The "Oldest" Filipino Film?

A video entitled “Luzon Lingerie” is floating around the Internet claiming to be the oldest existing film on Philippine life. It is dated 1905.  But was it really made in 1905?  I believe it's far from the truth by at least a dozen years or even much later, around 1919 or 1920.

View the clip before reading the rest of this article. 

"Luzon Lingerie" (Source: Pinoy na Pinoy, youtube.com)

Charming as the clip may be, let's dispel various inaccuracies and place things in proper historical context.  Finding the correct time in history in which this was more or less made, and therefore rendering it greater credibility, makes for a great detective story. 

Observation #1 - It's not really a “movie” in the dramatic, commercial “feature” sense. It's more a documentary/travelogue clip. "Luzon Lingerie" merely extols the jusi / piña / sinamay / (native fibers) embroidery scene in Central Luzon a century ago. The earliest Filipino movies supposedly were feature films like "Escolta," "Panorama de Manila," and "Quiapo Fiesta." One online source dates those to as early as 1898.  However, even that date may be too early. I would say, with the advent of American rule, renewed relations and cultural exchanges with Europe at the turn of the 20th century, those movies might have come into being more at the beginning of 1904 or thereabouts. 

Observation #2 - The clip is labeled “made in 1905.”  It was not.  That is too woefully early.  (More on this later.)  

Observation #3 - The film is not so much about lingerie as the production of sinamay, piña fabrics and fine embroidery products at the start of the new American century for the Philippines.  So again, another misleading claim on the filmmakers' part.
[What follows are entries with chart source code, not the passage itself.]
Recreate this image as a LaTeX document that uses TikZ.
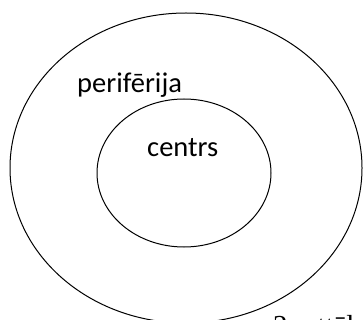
\documentclass[tikz,border=0pt]{standalone}
\usepackage{fontspec}
\setmainfont{Carlito}
\newfontfamily\capfont{Liberation Serif}
\usepackage{tikz}
\usetikzlibrary{shapes.geometric, positioning}

\begin{document}
\begin{tikzpicture}[
  x=1pt, y=-1pt,
  ring/.style={draw, ellipse, line width=1pt, inner sep=0pt},
  label/.style={inner sep=0pt, font=\fontsize{28.5}{34}\selectfont},
  caption/.style={inner sep=0pt, font=\capfont\fontsize{29}{34}\selectfont}
]
\useasboundingbox (0,0) rectangle (363,320);

\node[ring, minimum width=352pt, minimum height=310pt] (outer) at (186,168) {};
\node[ring, minimum width=174pt, minimum height=148pt] (inner) at (184,173) {};

\node[label, anchor=base west] (per) at (77,93) {perifērija};
\node[label, anchor=base west] (cen) at (147,157) {centrs};

% figure caption, mostly cut off by the page edge
\node[caption, anchor=base west] (cap) at (273,335) {2. attēls};
\end{tikzpicture}
\end{document}
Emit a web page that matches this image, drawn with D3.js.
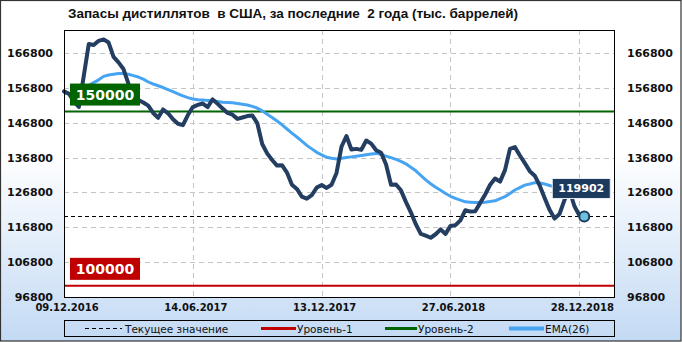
<html>
<head>
<meta charset="utf-8">
<style>
  body { margin: 0; background: #fff; }
  svg { display: block; }
  .ylab { font: bold 11px "DejaVu Sans", sans-serif; fill: #111; }
  .xlab { font: bold 10px "DejaVu Sans", sans-serif; fill: #111; }
  .leg { font: 10.5px "DejaVu Sans", sans-serif; fill: #111; }
</style>
</head>
<body>
<div id="chart"></div>
<script src="https://d3js.org/d3.v7.min.js"></script>
<script>
'use strict';

// weekly points, labels sit on every 26th point
var tickLabels = ['09.12.2016', '14.06.2017', '13.12.2017', '27.06.2018', '28.12.2018'];
var tickIndex = [0, 26, 52, 78, 104];
var yTicks = [96800, 106800, 116800, 126800, 136800, 146800, 156800, 166800];

var stocks = [
  155800, 155100, 152900, 151300, 160300, 169400, 169100, 170300, 170700, 169800,
  165700, 164100, 162200, 158000, 154750, 153300, 152600, 151700, 149600, 148200,
  150600, 149500, 147800, 146500, 146100, 149000, 151300, 151900, 152300, 151300,
  153500, 152200, 150900, 149600, 149100, 147900, 148300, 148700, 148900, 146700,
  140700, 138000, 136100, 134500, 134600, 132500, 129000, 127800, 125600, 125000,
  126000, 128200, 128900, 128100, 129000, 132400, 139900, 143000, 139100, 139300,
  139000, 141700, 140800, 138900, 138200, 134800, 129000, 129100, 127400, 124100,
  121100, 117700, 114900, 114400, 113800, 114800, 116200, 114900, 117200, 117400,
  118800, 121700, 121300, 121400, 123800, 126200, 129000, 130800, 129900, 133200,
  139300, 139800, 137400, 135200, 132900, 131600, 128800, 125200, 121800, 119300,
  120600, 124600, 127500, 122900, 120200, 119902
];

var ema26 = [
  155300, 155000, 155300, 156000, 156800, 157500, 158300, 159100, 160100, 160500,
  160700, 160900, 160900, 160700, 160300, 159900, 159300, 158500, 157900, 157400,
  156900, 156300, 155700, 155100, 154500, 154000, 153600, 153400, 153300, 153200,
  153100, 152900, 152700, 152600, 152500, 152300, 152100, 151900, 151500, 151000,
  150200, 149200, 148300, 147300, 146200, 145000, 143800, 142700, 141500, 140300,
  139300, 138300, 137600, 136900, 136600, 136400, 136600, 136800, 137000, 137200,
  137400, 137600, 137800, 138000, 137700, 137200, 136800, 136300, 135700, 135000,
  134000, 133000, 131700, 130400, 129300, 128300, 127400, 126500, 125700, 125100,
  124600, 124100, 124000, 123900, 123900, 124000, 124200, 124400, 125000, 125600,
  126500, 127500, 128200, 128900, 129200, 129600, 129500, 129200, 128800, 128400,
  128000, 127500, 127200, 126800, 126600, 126300
];

var current = 119902;
var level1 = 100000;
var level2 = 150000;

var W = 682, H = 342;
var L = 64, R = 614, T = 30, B = 297;

var svg = d3.select('#chart').append('svg')
  .attr('width', W).attr('height', H);

var grad = svg.append('defs').append('linearGradient')
  .attr('id', 'bg').attr('x1', 0).attr('y1', 0).attr('x2', 0).attr('y2', 1);
grad.append('stop').attr('offset', '0.45').attr('stop-color', '#ffffff');
grad.append('stop').attr('offset', '1').attr('stop-color', '#c3daf4');

svg.append('rect')
  .attr('x', 0.5).attr('y', 0.5).attr('width', W - 1.5).attr('height', H - 1.5)
  .attr('fill', 'url(#bg)').attr('stroke', '#333').attr('stroke-width', 1.2);

svg.append('text')
  .attr('x', 68).attr('y', 18)
  .style('font', 'bold 13.5px "Liberation Sans", Arial, sans-serif')
  .style('white-space', 'pre')
  .attr('fill', '#111')
  .text('Запасы дистиллятов  в США, за последние  2 года (тыс. баррелей)');

var x = d3.scaleLinear().domain([0, 111]).range([L, R]);
var y = d3.scaleLinear().domain([96800, 173400]).range([B, T]);

svg.append('rect')
  .attr('x', L).attr('y', T).attr('width', R - L).attr('height', B - T)
  .attr('fill', '#fff');

// grid
svg.append('g').selectAll('line').data(yTicks).join('line')
  .attr('x1', L).attr('x2', R)
  .attr('y1', function(d) { return Math.round(y(d)) + 0.5; })
  .attr('y2', function(d) { return Math.round(y(d)) + 0.5; })
  .attr('stroke', '#c4c4c4').attr('stroke-dasharray', '5,4');

svg.append('g').selectAll('line').data(tickIndex).join('line')
  .attr('x1', function(d) { return Math.round(x(d)) + 0.5; })
  .attr('x2', function(d) { return Math.round(x(d)) + 0.5; })
  .attr('y1', T).attr('y2', B)
  .attr('stroke', '#c4c4c4').attr('stroke-dasharray', '5,4');

// axes labels
var leftAxis = d3.axisLeft(y).tickValues(yTicks).tickSize(0).tickPadding(11)
  .tickFormat(d3.format('d'));
var rightAxis = d3.axisRight(y).tickValues(yTicks).tickSize(0).tickPadding(13)
  .tickFormat(d3.format('d'));
var gl = svg.append('g').attr('transform', 'translate(' + L + ',0)').call(leftAxis);
var gr = svg.append('g').attr('transform', 'translate(' + R + ',0)').call(rightAxis);
[gl, gr].forEach(function(g) {
  g.select('.domain').remove();
  g.selectAll('text').attr('class', 'ylab').attr('fill', null);
});

var bottomAxis = d3.axisBottom(x).tickValues(tickIndex).tickSize(0).tickPadding(7)
  .tickFormat(function(d, i) { return tickLabels[i]; });
var gb = svg.append('g').attr('transform', 'translate(2.5,' + B + ')').call(bottomAxis);
gb.select('.domain').remove();
gb.selectAll('text').attr('class', 'xlab').attr('fill', null);

// level lines
svg.append('line')
  .attr('x1', L).attr('x2', R).attr('y1', y(level1)).attr('y2', y(level1))
  .attr('stroke', '#c00000').attr('stroke-width', 2);
svg.append('line')
  .attr('x1', L).attr('x2', R).attr('y1', y(level2)).attr('y2', y(level2))
  .attr('stroke', '#006400').attr('stroke-width', 2);
svg.append('line')
  .attr('x1', L).attr('x2', R)
  .attr('y1', Math.round(y(current)) + 0.5).attr('y2', Math.round(y(current)) + 0.5)
  .attr('stroke', '#000').attr('stroke-dasharray', '4,3');

var line = d3.line()
  .x(function(d, i) { return x(i); })
  .y(function(d) { return y(d); });

svg.append('path').datum(ema26)
  .attr('d', line).attr('fill', 'none')
  .attr('stroke', '#46a4f2').attr('stroke-width', 3)
  .attr('stroke-linejoin', 'round');

svg.append('path').datum(stocks)
  .attr('d', line).attr('fill', 'none')
  .attr('stroke', '#233e60').attr('stroke-width', 4)
  .attr('stroke-linejoin', 'round').attr('stroke-linecap', 'round');

// level boxes
function levelBox(val, color) {
  var yy = y(val);
  svg.append('rect')
    .attr('x', 70).attr('y', yy - 28).attr('width', 70).attr('height', 22)
    .attr('fill', color);
  svg.append('text')
    .attr('x', 105).attr('y', yy - 12)
    .attr('text-anchor', 'middle')
    .style('font', 'bold 14px "DejaVu Sans", sans-serif')
    .attr('fill', '#fff')
    .text(d3.format('d')(val));
}
levelBox(level2, '#006400');
levelBox(level1, '#c00000');

// current value marker
var last = stocks.length - 1;
var cx = x(last), cy = y(current);
svg.append('rect')
  .attr('x', cx - 32).attr('y', cy - 38).attr('width', 58).attr('height', 20)
  .attr('fill', '#1c3a5e').attr('stroke', '#e8eef5').attr('stroke-width', 1);
svg.append('text')
  .attr('x', cx - 3).attr('y', cy - 24)
  .attr('text-anchor', 'middle')
  .style('font', 'bold 11px "DejaVu Sans", sans-serif')
  .attr('fill', '#fff')
  .text(d3.format('d')(current));
svg.append('circle')
  .attr('cx', cx).attr('cy', cy).attr('r', 5)
  .attr('fill', '#6ec1dc').attr('stroke', '#1c3a5e').attr('stroke-width', 2);

// plot frame
svg.append('rect')
  .attr('x', L + 0.5).attr('y', T + 0.5).attr('width', R - L).attr('height', B - T)
  .attr('fill', 'none').attr('stroke', '#000');

// legend
var legend = [
  { name: 'Текущее значение', color: '#000', dash: '4,3', width: 1, x0: 85, x1: 122, tx: 125 },
  { name: 'Уровень-1', color: '#c00000', dash: null, width: 3, x0: 261, x1: 296, tx: 297 },
  { name: 'Уровень-2', color: '#006400', dash: null, width: 3, x0: 385, x1: 417, tx: 418 },
  { name: 'EMA(26)', color: '#46a4f2', dash: null, width: 4, x0: 509, x1: 544, tx: 545 }
];
svg.append('rect')
  .attr('x', L + 0.5).attr('y', 320.5).attr('width', R - L).attr('height', 16)
  .attr('fill', 'none').attr('stroke', '#000');
var lg = svg.append('g').selectAll('g').data(legend).join('g');
lg.append('line')
  .attr('x1', function(d) { return d.x0; }).attr('x2', function(d) { return d.x1; })
  .attr('y1', 328.5).attr('y2', 328.5)
  .attr('stroke', function(d) { return d.color; })
  .attr('stroke-width', function(d) { return d.width; })
  .attr('stroke-dasharray', function(d) { return d.dash; });
lg.append('text')
  .attr('class', 'leg')
  .attr('x', function(d) { return d.tx; }).attr('y', 332.5)
  .text(function(d) { return d.name; });
</script>
</body>
</html>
The footage is attributed to one Burton Holmes, an American from a well-to-do Chicago family who is credited with coining the word “travelogue.” He was like the Rick Steves of his day in that he was a major name in the lecture circuit in early 20th century America. 

Since they had no TV, Internet or extensive movie house complexes at the time -– radio was just in its infancy –- so-called “experts” in their particular fields, hit major cities and towns with their “show-and-tell” lectures.  And Holmes specialized in sharing his exotic travels.  His timeline apparently reads like this:  

1899 - first visit to the Philippines

1913 - returns there with cameraman Oscar Depue. There is an entry in the book, Film: American Influences on Philippine Cinema, by Nick de Ocampo, that states, "1913: Lecture season features Philippines (second visit)."  Thus, my educated guess put some of this footage at 1912-13. 

1915 - Holmes signs up with Paramount Pictures

1916 - adds films (to his collection) about the Philippines

1917 - a colleague, Herford T. Cowling, shoots some footage for Holmes in the Philippines (this would seem to have been the right period in which most of the footage was shot) 

Advertising card of Holmes' filmed travels (as 'travelogues') for Paramount, circa 1917. (Source: andreslombana.net)

Advertising card of Holmes' filmed travels (as 'travelogues') for Paramount, circa 1917. (Source: andreslombana.net)

1921-22 - Holmes assembles a lot of film footage from his various travels into conflated editions, for his deal with Paramount and his revived lecture series. Thus, this version is really an assemblage of footage shot in at least two of Holmes and Cowling's 1917 visit to the islands. 

There are a few “bookmarks” in the film that point to a date much later than its claimed "1905" pedigree:

Title card at the 7:54 mark says: "Since the war began, they have captured the world markets for their filipino (sic)  product..."  Surely Holmes meant the First World War in which America flexed its muscle as the dominant power of the 20th century.  The war didn't end until 1918 (and remember, America only joined in at the end) so at least Holmes' frame of mind when the film was being edited was sometime after 1918. 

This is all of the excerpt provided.